Refugee and Asylum Seeker Flow Data

Dyad-year refugee and asylum seeker outflows (between country centroids for all flows greater than or equal to 500 persons for the period 2000 through 2021). Source: Andrew Shaver; UNHCR

The lab is grateful to have had the opportunity to work with the United Nations Refugee Agency (UNHCR) on its release of (directed) dyadic, yearly refugee and asylum seeker flow data, released ahead of World Refugee Day 2022. Please see:

Shaver, A., Krick, B., Blancaflor, J., Liu, X., Samara, G., Ku, S., Hu, S., Carreon, M., Lim, T., Raps, R., Velasquez, A., Angelo, J., de Melo, S. & Zuo, Z. “The Causes and Consequences of Refugee Flows: A Contemporary Re-Analysis.” American Political Science Review (2024).

For additional details about the data see also the associated APSR appendix:

https://static.cambridge.org/content/id/urn%3Acambridge.org%3Aid%3Aarticle%3AS0003055424000285/resource/name/S0003055424000285sup001.pdf

The raw refugee flow data may be accessed directly from the UNHCR at the following address:

https://www.unhcr.org/refugee-statistics/insights/explainers/forcibly-displaced-flow-data.html

For panel datasets at the origin country-year; asylum country-year; and directed dyad-year, please visit the Harvard Dataverse replication materials:

https://dataverse.harvard.edu/dataset.xhtml?persistentId=doi:10.7910/DVN/JADOZL

Within the Harvard Dataverse files, users will find the following three files:

  1. state_year_final.csv

  2. dyad_year_final.csv

  3. flows_imputed.csv

state_year_final contains four variables:

  • flows — This variable captures yearly outflows from the origin state with years preceding country reporting timelines set to NA.* (Though, see below for an important caveat when using origin-level data.)

  • flows_zero — This variable captures yearly outflows from the origin state with years preceding country reporting timelines set to 0. (We do not recommend using this variable given that many 0s likely represent positive unobserved values. This variable is included to sake of comparisons carried out in the analyses presented in the APSR article.)

  • inflow — This variable captures yearly inflows to the asylum state with years preceding country reporting timelines set to NA.

  • infows_zero — This variable captures yearly inflows to the asylum state with years preceding country reporting timelines set to 0. (We do not recommend using this variable given that many 0s likely represent positive unobserved values. This variable is included for comparison purposes.)

dyad_year_final contains two variables:

  • flows — This variable captures yearly directed flows between state pairs, with years preceding country reporting timelines set to NA.

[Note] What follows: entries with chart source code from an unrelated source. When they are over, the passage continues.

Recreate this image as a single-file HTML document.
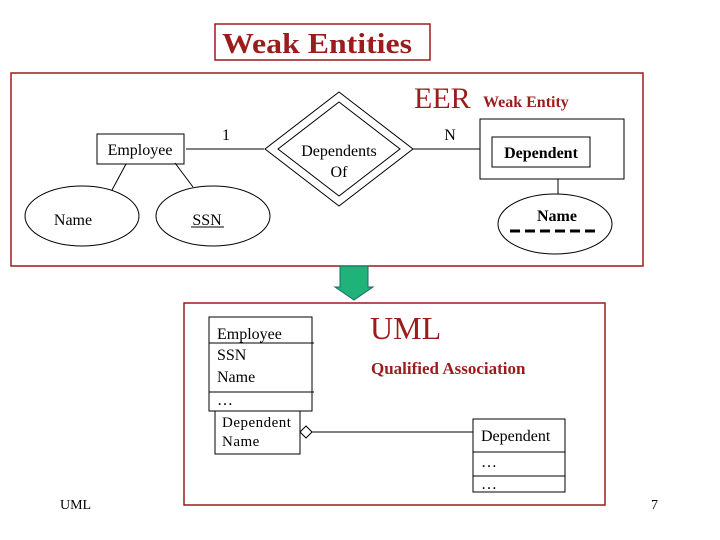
<!DOCTYPE html>
<html><head><style>body{margin:0;background:#fff}svg{display:block}</style></head><body>
<svg width="720" height="540" xmlns="http://www.w3.org/2000/svg" font-family="Liberation Serif, serif">
<rect x="215" y="24" width="215" height="36" fill="#fff" stroke="#9b1c1c" stroke-width="1.5"/>
<text x="222" y="53" font-size="28" font-weight="bold" fill="#9b1c1c" textLength="190" lengthAdjust="spacingAndGlyphs">Weak Entities</text>
<rect x="11" y="73" width="632" height="193" fill="#fff" stroke="#9b1c1c" stroke-width="1.5"/>
<text x="414" y="108" font-size="30" fill="#9b1c1c">EER</text>
<text x="483" y="107" font-size="16" font-weight="bold" fill="#9b1c1c">Weak Entity</text>
<g stroke="#000" fill="none" stroke-width="1">
<rect x="97" y="134" width="87" height="30"/>
<line x1="126" y1="164" x2="112" y2="190"/>
<line x1="175" y1="163" x2="193" y2="187"/>
<ellipse cx="82" cy="216" rx="57" ry="30"/>
<ellipse cx="213" cy="216" rx="57" ry="30"/>
<line x1="186" y1="149" x2="264" y2="149"/>
<polygon points="339,92 413,149 339,206 265,149"/>
<polygon points="339,102 400,149 339,196 278,149"/>
<line x1="413" y1="149" x2="480" y2="149"/>
<rect x="480" y="119" width="144" height="60"/>
<rect x="492" y="137" width="98" height="30"/>
<line x1="558" y1="179" x2="558" y2="194"/>
<ellipse cx="555" cy="224" rx="57" ry="30"/>
<line x1="510" y1="231" x2="596" y2="231" stroke-width="3" stroke-dasharray="10,5"/>
</g>
<text x="140" y="155" font-size="16" text-anchor="middle">Employee</text>
<text x="73" y="225" font-size="16" text-anchor="middle">Name</text>
<text x="207" y="225" font-size="16" text-anchor="middle">SSN</text>
<line x1="191" y1="227" x2="224" y2="227" stroke="#000"/>
<text x="226" y="140" font-size="16" text-anchor="middle">1</text>
<text x="339" y="156" font-size="16" text-anchor="middle">Dependents</text>
<text x="339" y="177" font-size="16" text-anchor="middle">Of</text>
<text x="450" y="140" font-size="16" text-anchor="middle">N</text>
<text x="541" y="158" font-size="16" font-weight="bold" text-anchor="middle">Dependent</text>
<text x="557" y="221" font-size="16" font-weight="bold" text-anchor="middle">Name</text>
<polygon points="340,266 368,266 368,287 373,287 354,300 335,287 340,287" fill="#1fb37a" stroke="#1a6b6b"/>
<rect x="184" y="303" width="421" height="202" fill="none" stroke="#9b1c1c" stroke-width="1.5"/>
<text x="370" y="339" font-size="32" fill="#9b1c1c">UML</text>
<text x="371" y="374" font-size="17" font-weight="bold" fill="#9b1c1c">Qualified Association</text>
<g stroke="#000" fill="none">
<rect x="209" y="317" width="103" height="94"/>
<line x1="209" y1="343" x2="314" y2="343"/>
<line x1="209" y1="392" x2="314" y2="392"/>
<rect x="215" y="411" width="85" height="43"/>
<polygon points="300,432 306,426 312,432 306,438" fill="#fff"/>
<line x1="312" y1="432" x2="473" y2="432"/>
<rect x="473" y="419" width="92" height="73"/>
<line x1="473" y1="452" x2="565" y2="452"/>
<line x1="473" y1="476" x2="565" y2="476"/>
</g>
<g font-size="16">
<text x="217" y="339">Employee</text>
<text x="217" y="360">SSN</text>
<text x="217" y="382">Name</text>
<text x="217" y="405">…</text>
<text x="222" y="427" font-size="15" letter-spacing="0.5">Dependent</text>
<text x="222" y="446" font-size="15" letter-spacing="0.5">Name</text>
<text x="481" y="441">Dependent</text>
<text x="481" y="467">…</text>
<text x="481" y="489">…</text>
<text x="60" y="509" font-size="14">UML</text>
<text x="651" y="509" font-size="14">7</text>
</g>
</svg>
</body></html>
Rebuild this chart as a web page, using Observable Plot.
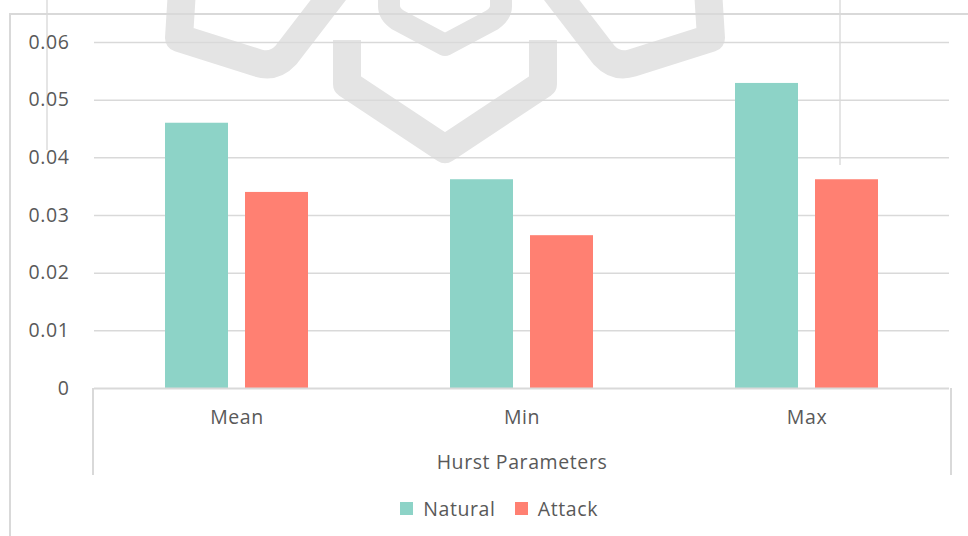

  • flows_zero — This variable captures yearly directed flows between state pairs, with years preceding country reporting timelines set to 0. (We do not recommend using this variable given that many 0s likely represent positive unobserved values. This variable is included for comparison purposes.)

flows_imputed.csv contains imputed observations for major cases of displacement like Afghanistan, Colombia, and Iraq.

With inputs from the PVL, The Economist includes findings of this new data here: “How the war in Ukraine compares to other refugee crises”

If using this data, please cite:

1) UNHCR Refugee Data Finder

2) Shaver, A., Krick, B., Blancaflor, J., Liu, X., Samara, G., Ku, S., Hu, S., Carreon, M., Lim, T., Raps, R., Velasquez, A., Angelo, J., de Melo, S. & Zuo, Z. “The Causes and Consequences of Refugee Flows: A Contemporary Re-Analysis.” American Political Science Review (2024).

3) Fearon, J. & Shaver, A. “Civil War Violence and Refugee Outflows.” Empirical Studies of Conflict Project. Working Paper No. 25 (2021).

*Using data corresponding to the year on which the UNHCR began tracking refugees and asylum seekers by country , we construct asylum country- and directed dyad-year panel datasets in which observations of NA are entered for years preceding the initiation of country-specific collection efforts. Because data on flows were typically secured at the level of the asylum (and not origin) country, for the origin country-year panel dataset, we are able to identify only a subset of those observations for which data was incomplete or missing. For those cases, we similarly set values to NA but urge caution when using origin country-year data as some historical values may only partially reflect total outflows.